山崎康晃「DeNAに入って10年ずっと悔しい思いしてきた。過去には『横浜銀行』なんて」…独占手記
◆SMBC日本シリーズ2024第6戦 DeNA11―2ソフトバンク(3日・横浜)
DeNAの山崎康晃投手(32)がスポーツ報知に独占手記を寄せた。守護神として出場した17年の日本Sは第6戦、1点リードの9回に内川(ソフトバンク)の同点弾を許し、延長の末に敗れ日本一を逃した。7年の時を経て成長した自身、チームについて明かした。
経験したことない景色が見られて本当にうれしいです。個人的には悔しさが残りましたけど、チームで日本一になれたことを心から喜びたいのと同時に、サポートしてくれたり応援してくれた人、また家族に本当に最大限の敬意を表したいと思います。
福岡には忘れ物がありました。7年前の借りを返した感覚ですね。内川さんにホームランを打たれた時はベストピッチだったので、力不足を感じました。負けてしまったことに今でもいろんな思いがある。野球人生においてもすごい大きな一日になっています。
当時はキャプテンが筒香さん。みんな心でまとまっていたし、やりきったって思いで終わりました。このタイミングで筒香さんが帰ってきてくれた。一緒に野球ができて楽しいし、また新しいチームとして生まれ変わったような感覚です。

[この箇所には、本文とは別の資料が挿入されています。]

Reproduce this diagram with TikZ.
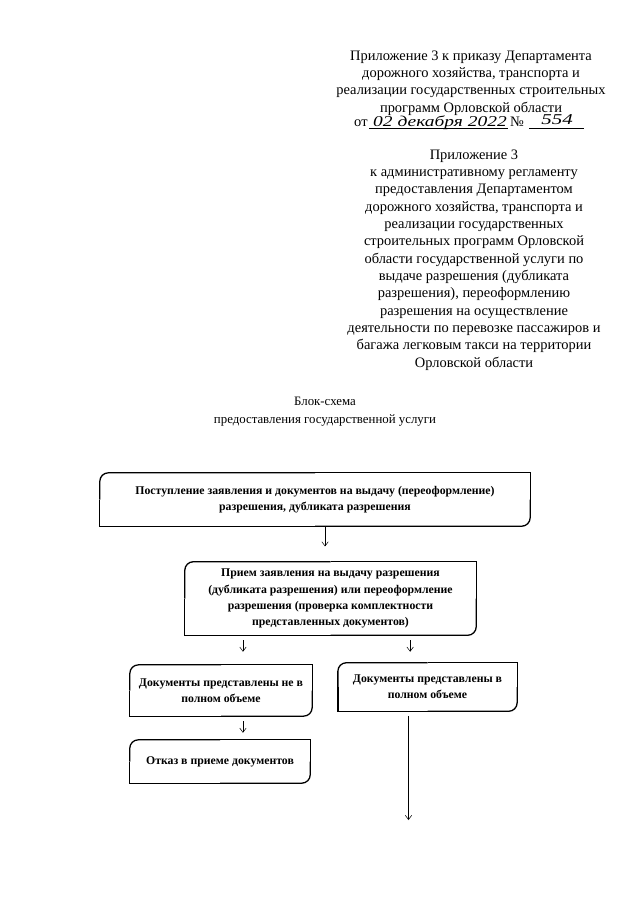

筒香さんが帰ってきて会見したその後すぐに、僕と桑原と柴田と健大(石田)とご飯に行きました。そのあともすごくよく話します。チームのこと、「ブルペンはどうなの?」とか意見交換をする。そこにキャプテン・牧の考えで一本化していく。CSから日本シリーズまでいい働きかけができたかなと思います。
CSに入ってからはブルペン陣で特にどういう方向に向かっていくべきかという話をしました。最終Sの巨人2、3戦目ぐらいかな。ミーティングで「何が今必要だと思う?」となって、伊勢が「マウンドに立ってるのは1人だけど、上がり(ベンチ外)の投手も含めてみんなブルペンも戦っている。1人じゃないからみんなで戦っていこう」って話をしたんです。

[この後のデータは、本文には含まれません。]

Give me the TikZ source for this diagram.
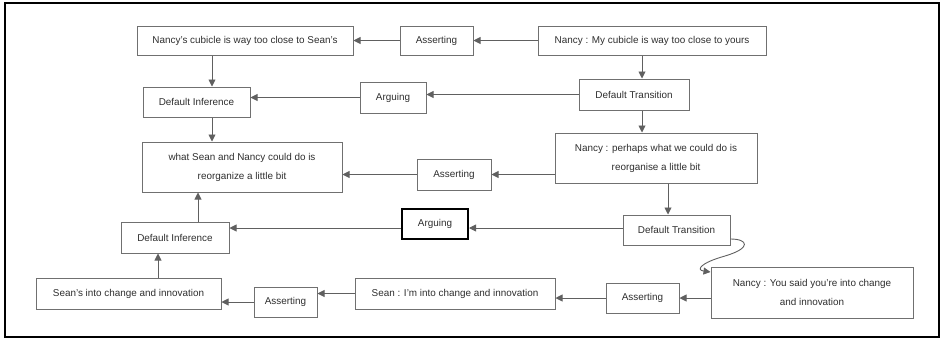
\documentclass[tikz,border=0pt]{standalone}
\usepackage{fontspec}
\setmainfont{Liberation Sans}
\usetikzlibrary{arrows.meta}
\definecolor{boxc}{HTML}{707070}
\definecolor{linec}{HTML}{606060}
\definecolor{txtc}{HTML}{2e2e2e}
\begin{document}
\begin{tikzpicture}[x=1pt,y=-1pt,
  box/.style={draw=boxc,line width=1pt,inner sep=0pt,align=center,text=txtc,
    font=\fontsize{9.9}{19}\selectfont},
  arr/.style={draw=linec,line width=0.9pt,-{Triangle[length=7pt,width=7pt]}}]
\useasboundingbox (0,0) rectangle (941,341);
\draw[line width=1.3pt] (5,3) rectangle (939,337);
% nodes
\node[box,minimum width=216pt,minimum height=29pt] (N1) at (245,40.5) {Nancy's cubicle is way too close to Sean's};
\node[box,minimum width=73pt,minimum height=29pt] (A1) at (436.5,40.5) {Asserting};
\node[box,minimum width=228pt,minimum height=29pt] (N0) at (652,40.5) {Nancy : My cubicle is way too close to yours};
\node[box,minimum width=107pt,minimum height=30pt] (DI1) at (196.5,102) {Default Inference};
\node[box,minimum width=66pt,minimum height=31pt] (Arg1) at (393,97.5) {Arguing};
\node[box,minimum width=110pt,minimum height=31pt] (DT1) at (634,94.5) {Default Transition};
\node[box,minimum width=200pt,minimum height=50pt] (W) at (242,167) {what Sean and Nancy could do is\\reorganize a little bit};
\node[box,minimum width=74pt,minimum height=31pt] (As2) at (454,174.5) {Asserting};
\node[box,minimum width=202pt,minimum height=50pt] (NP) at (656,158) {Nancy : perhaps what we could do is\\reorganise a little bit};
\node[box,draw=black,line width=2pt,minimum width=66pt,minimum height=30pt] (Arg2) at (435,224) {Arguing};
\node[box,minimum width=107pt,minimum height=30pt] (DT2) at (676.5,230) {Default Transition};
\node[box,minimum width=108pt,minimum height=31pt] (DI2) at (175,237.5) {Default Inference};
\node[box,minimum width=185pt,minimum height=31pt] (SI) at (128.5,293.5) {Sean's into change and innovation};
\node[box,minimum width=63pt,minimum height=30pt] (As3) at (285.5,302) {Asserting};
\node[box,minimum width=200pt,minimum height=31pt] (SS) at (455,293.5) {Sean : I'm into change and innovation};
\node[box,minimum width=73pt,minimum height=30pt] (As4) at (642.5,298) {Asserting};
\node[box,minimum width=202pt,minimum height=51pt] (NY) at (812,292.5) {Nancy : You said you're into change\\and innovation};
% helper coordinates
\coordinate (x212) at (212,0);
\coordinate (x198) at (198,0);
\coordinate (x158) at (158,0);
\coordinate (x642) at (642,0);
\coordinate (x668) at (668,0);
\coordinate (y228) at (0,228);
\coordinate (y298) at (0,298);
\coordinate (cs) at (DT2.east |- 0,239);
\coordinate (ct) at (NY.west |- 0,272);
% edges
\draw[arr] (N0.west) -- (N0.west -| A1.east);
\draw[arr] (A1.west) -- (A1.west -| N1.east);
\draw[arr] (x212 |- N1.south) -- (x212 |- DI1.north);
\draw[arr] (x212 |- DI1.south) -- (x212 |- W.north);
\draw[arr] (x642 |- N0.south) -- (x642 |- DT1.north);
\draw[arr] (DT1.west) -- (DT1.west -| Arg1.east);
\draw[arr] (Arg1.west) -- (Arg1.west -| DI1.east);
\draw[arr] (x642 |- DT1.south) -- (x642 |- NP.north);
\draw[arr] (NP.west |- As2.east) -- (As2.east);
\draw[arr] (As2.west) -- (As2.west -| W.east);
\draw[arr] (x668 |- NP.south) -- (x668 |- DT2.north);
\draw[arr] (DT2.west |- y228) -- (Arg2.east |- y228);
\draw[arr] (Arg2.west |- y228) -- (DI2.east |- y228);
\draw[arr] (x198 |- DI2.north) -- (x198 |- W.south);
\draw[arr] (cs) .. controls (748,239) and (752,248) .. (725,256) .. controls (700,263) and (696,270) .. (ct);
\draw[arr] (NY.west |- y298) -- (As4.east |- y298);
\draw[arr] (As4.west) -- (As4.west -| SS.east);
\draw[arr] (SS.west) -- (SS.west -| As3.east);
\draw[arr] (As3.west) -- (As3.west -| SI.east);
\draw[arr] (x158 |- SI.north) -- (x158 |- DI2.south);
\end{tikzpicture}
\end{document}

彼の口からそういう言葉が出たことが、本当にうれしかった。僕もどこか1人で戦っているような感じがしていた。いろんな選手に心を鬼にして厳しいことも言ってきた中で、彼が同じようなマインドでいてくれたことで心から救われました。チームとしても一つになれたような気もしました。2017年はどうだったのかなって考えたら、やっぱりそういう環境はなかったので、チームとしての進化かなと思いますね。
ブルペンから試合に「さぁ、いけ!」って送り出す瞬間が僕は好き。僕が投げてない時、若い選手が経験して自信に変えていく姿に羨ましさとかはなく、気持ちがなんか熱くなるっていうか、うれしいんですよね。
時には自分の感情に素直になった瞬間もありました。後輩に、どういうふうに映っていたか分からないですけど。一生懸命やるし、悔しさも出すし、それも含めて僕。でも、よく周りを見るようになりましたね。それはやっぱり2017年にはなかった。
ソフトバンクさんと対戦する時の下馬評は、僕らが優勝するのを推されてないような感覚もありました。悔しさもあったし、はね返すぞという気持ちでした。DeNAに入って10年。ずっと悔しい思いをしてきた。過去には「横浜銀行」って言われていた時もあったらしいですしね。お客さんが入るようになってチームも成長している。一つになってみんなで勝ち切ったこの勝利は格別。野球人生における大事な瞬間になりました。(DeNA投手)
◆山崎 康晃(やまさき・やすあき)1992年10月2日、東京都生まれ。32歳。帝京で2年夏、3年春に甲子園8強。亜大を経て2014年ドラフト1位でDeNA入団。1年目に37セーブで新人王。15、19年プレミア12、21年東京五輪日本代表。18年から2年連続セーブ王。通算546登板、22勝36敗、231セーブ、防御率2・82。179センチ、88キロ。右投右打。6年契約2年目の今季年俸は3億円(推定)。